[Data provided]
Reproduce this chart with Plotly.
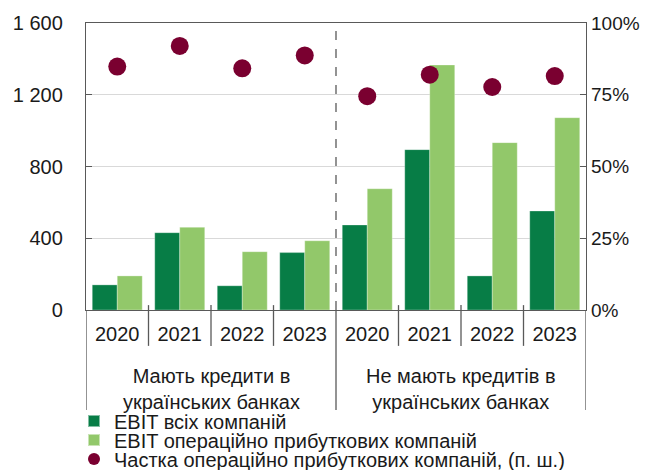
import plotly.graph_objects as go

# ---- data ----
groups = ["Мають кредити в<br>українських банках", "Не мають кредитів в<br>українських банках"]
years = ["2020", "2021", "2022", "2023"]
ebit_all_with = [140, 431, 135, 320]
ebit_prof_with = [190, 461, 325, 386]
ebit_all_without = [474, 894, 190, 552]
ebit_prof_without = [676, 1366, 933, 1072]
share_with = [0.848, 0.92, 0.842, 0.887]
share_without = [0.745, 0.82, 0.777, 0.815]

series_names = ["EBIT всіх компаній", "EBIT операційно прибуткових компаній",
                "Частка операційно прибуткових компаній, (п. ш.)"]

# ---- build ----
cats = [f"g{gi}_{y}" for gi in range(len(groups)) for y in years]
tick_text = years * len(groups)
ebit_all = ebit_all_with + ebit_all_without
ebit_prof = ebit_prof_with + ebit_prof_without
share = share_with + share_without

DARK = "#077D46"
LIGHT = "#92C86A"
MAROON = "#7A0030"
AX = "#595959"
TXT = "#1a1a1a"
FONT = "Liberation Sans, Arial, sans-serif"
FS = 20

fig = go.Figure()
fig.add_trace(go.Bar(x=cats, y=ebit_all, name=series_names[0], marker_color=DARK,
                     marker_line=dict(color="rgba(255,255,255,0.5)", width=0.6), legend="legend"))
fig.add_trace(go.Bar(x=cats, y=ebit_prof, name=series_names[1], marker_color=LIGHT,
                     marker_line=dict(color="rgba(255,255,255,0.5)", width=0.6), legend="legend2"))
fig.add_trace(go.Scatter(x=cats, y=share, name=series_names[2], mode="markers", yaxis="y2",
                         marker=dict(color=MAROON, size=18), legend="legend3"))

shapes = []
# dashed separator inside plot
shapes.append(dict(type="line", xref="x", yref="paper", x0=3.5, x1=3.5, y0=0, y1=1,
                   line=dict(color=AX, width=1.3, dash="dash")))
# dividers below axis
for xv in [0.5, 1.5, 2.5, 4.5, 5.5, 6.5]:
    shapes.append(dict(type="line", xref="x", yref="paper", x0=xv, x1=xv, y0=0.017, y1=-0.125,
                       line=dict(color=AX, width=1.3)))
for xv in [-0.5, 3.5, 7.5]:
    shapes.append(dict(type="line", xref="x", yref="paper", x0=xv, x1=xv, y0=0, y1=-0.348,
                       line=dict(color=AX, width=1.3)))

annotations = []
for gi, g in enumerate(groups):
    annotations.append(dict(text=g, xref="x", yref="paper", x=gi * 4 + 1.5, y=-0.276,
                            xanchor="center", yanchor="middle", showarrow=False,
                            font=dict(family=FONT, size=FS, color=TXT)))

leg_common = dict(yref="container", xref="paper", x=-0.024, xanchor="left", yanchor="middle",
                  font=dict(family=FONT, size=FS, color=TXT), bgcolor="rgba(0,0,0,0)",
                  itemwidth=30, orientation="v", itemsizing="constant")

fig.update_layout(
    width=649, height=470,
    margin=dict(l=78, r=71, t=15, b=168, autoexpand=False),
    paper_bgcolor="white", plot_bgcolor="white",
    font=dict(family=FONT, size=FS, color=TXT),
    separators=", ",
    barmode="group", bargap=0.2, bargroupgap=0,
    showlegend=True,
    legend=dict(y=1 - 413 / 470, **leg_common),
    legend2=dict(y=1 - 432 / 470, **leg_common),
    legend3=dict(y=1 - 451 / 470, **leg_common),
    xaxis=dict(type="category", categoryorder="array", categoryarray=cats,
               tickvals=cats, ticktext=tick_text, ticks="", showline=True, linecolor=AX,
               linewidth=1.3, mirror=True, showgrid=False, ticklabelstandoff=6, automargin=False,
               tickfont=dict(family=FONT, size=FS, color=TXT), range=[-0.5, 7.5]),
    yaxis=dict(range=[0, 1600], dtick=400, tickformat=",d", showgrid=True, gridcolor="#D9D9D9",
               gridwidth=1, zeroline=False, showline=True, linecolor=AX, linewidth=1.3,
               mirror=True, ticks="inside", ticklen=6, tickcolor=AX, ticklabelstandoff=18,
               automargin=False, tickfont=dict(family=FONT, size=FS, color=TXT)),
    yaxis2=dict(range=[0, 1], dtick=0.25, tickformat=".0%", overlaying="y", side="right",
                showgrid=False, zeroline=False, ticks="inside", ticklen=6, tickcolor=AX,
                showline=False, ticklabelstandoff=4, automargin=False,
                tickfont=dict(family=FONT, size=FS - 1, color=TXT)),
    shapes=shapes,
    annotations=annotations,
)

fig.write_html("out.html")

[Goal]
Reproduce only the lines from the beginning of the data through the line that contains "share_without = [0.745, 0.82, 0.777, 0.815]", both included, and please drop the pictures.

[Expected answer]
Reproduce this chart with Plotly.
import plotly.graph_objects as go

# ---- data ----
groups = ["Мають кредити в<br>українських банках", "Не мають кредитів в<br>українських банках"]
years = ["2020", "2021", "2022", "2023"]
ebit_all_with = [140, 431, 135, 320]
ebit_prof_with = [190, 461, 325, 386]
ebit_all_without = [474, 894, 190, 552]
ebit_prof_without = [676, 1366, 933, 1072]
share_with = [0.848, 0.92, 0.842, 0.887]
share_without = [0.745, 0.82, 0.777, 0.815]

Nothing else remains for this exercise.